All liquor products, including those brought by individuals, would be banned from official functions throughout the province starting on September 1, according to an announcement last month by the Guizhou government.

Still, Maotai appears to have weathered the crackdown, with the price of baijiu in general rising in recent months amid hopes that the austerity drive may have run its course, with the upcoming Communist Party leadership selections this autumn.

Maotai has also diversified its customers, aiming it at ordinary citizens with a palate for baijiu, even as its sales as a form of gift giving has declined, said Sinolink’s Zhou.

The premium of Maotai’s brand in particular helped the company, doubling the price of its cheapest distillate to 1,799 yuan in less than a year. That’s boosted Maotai’s interim profit by 28 per cent to 11.25 billion yuan, while revenue jumped 40 per cent to 25.5 billion yuan during the first six months.

Other baijiu distillers have also fared well.
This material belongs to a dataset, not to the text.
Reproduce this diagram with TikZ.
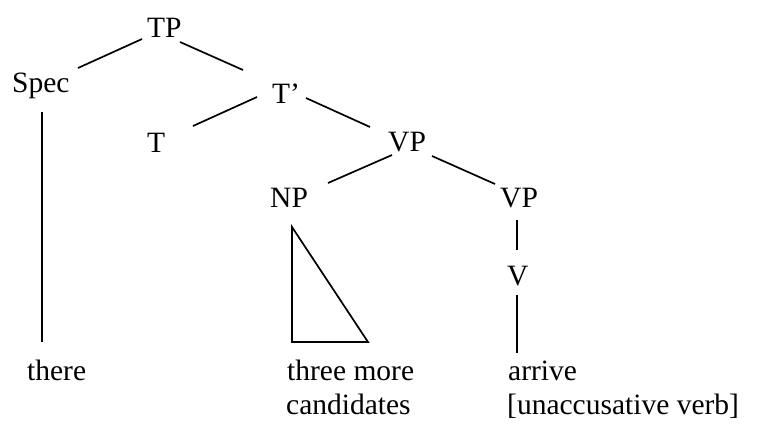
\documentclass[tikz,border=0pt]{standalone}
\usepackage{fontspec}
\setmainfont{Liberation Serif}
\begin{document}
\begin{tikzpicture}[x=1pt,y=-1pt,
  lbl/.style={anchor=base west,inner sep=0pt,font=\fontsize{29.5}{34}\selectfont},
  branch/.style={line width=1.7pt,black}]
\useasboundingbox (0,0) rectangle (758,424);
% labels
\node[lbl] (tp)    at (147,37)  {TP};
\node[lbl] (spec)  at (12,92)   {Spec};
\node[lbl] (tbar)  at (272,103) {T’};
\node[lbl] (t)     at (147,152) {T};
\node[lbl] (vpa)   at (388,151) {VP};
\node[lbl] (np)    at (270,207) {NP};
\node[lbl] (vpb)   at (500,207) {VP};
\node[lbl] (v)     at (507,285) {V};
\node[lbl] (there) at (27,380)  {there};
\node[lbl] (three) at (287,380) {three more};
\node[lbl] (cand)  at (286,414) {candidates};
\node[lbl] (arrive) at (508,380) {arrive};
\node[lbl] (unacc) at (507,414) {[unaccusative verb]};
% branches
\draw[branch] ([shift={(-5,2)}]tp.base west) -- ([shift={(66,-24)}]spec.base west);
\draw[branch] ([shift={(33,5)}]tp.base west) -- ([shift={(-29,-33)}]tbar.base west);
\draw[branch] ([shift={(-15,-6)}]tbar.base west) -- ([shift={(46,-26)}]t.base west);
\draw[branch] ([shift={(34,-5)}]tbar.base west) -- ([shift={(-18,-24)}]vpa.base west);
\draw[branch] ([shift={(4,4)}]vpa.base west) -- ([shift={(58,-24)}]np.base west);
\draw[branch] ([shift={(44,5)}]vpa.base west) -- ([shift={(-5,-23)}]vpb.base west);
\draw[branch] ([shift={(17,13)}]vpb.base west) -- ([shift={(10,-35)}]v.base west);
\draw[branch] ([shift={(10,10)}]v.base west) -- ([shift={(9,-27)}]arrive.base west);
\draw[branch] ([shift={(30,20)}]spec.base west) -- ([shift={(15,-38)}]there.base west);
% triangle under NP
\draw[branch,line join=miter] ([shift={(22,20)}]np.base west) -- ([shift={(22,135)}]np.base west) -- ([shift={(98,135)}]np.base west) -- cycle;
\end{tikzpicture}
\end{document}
Sichuan Swellfun, which operates a distillery that traces its roots to the end of the Mongols’ 14th century rule over China, reported a 26 per cent increase in interim profit, while Jiugui Liquor’s net profit more than doubled in the first half.

“Chinese people’s rising nationalism has also helped with the situation,” said Louis Tse Ming-kwong, director of VC Brokerage, “Now they have shifted their consuming focus to domestic brands.”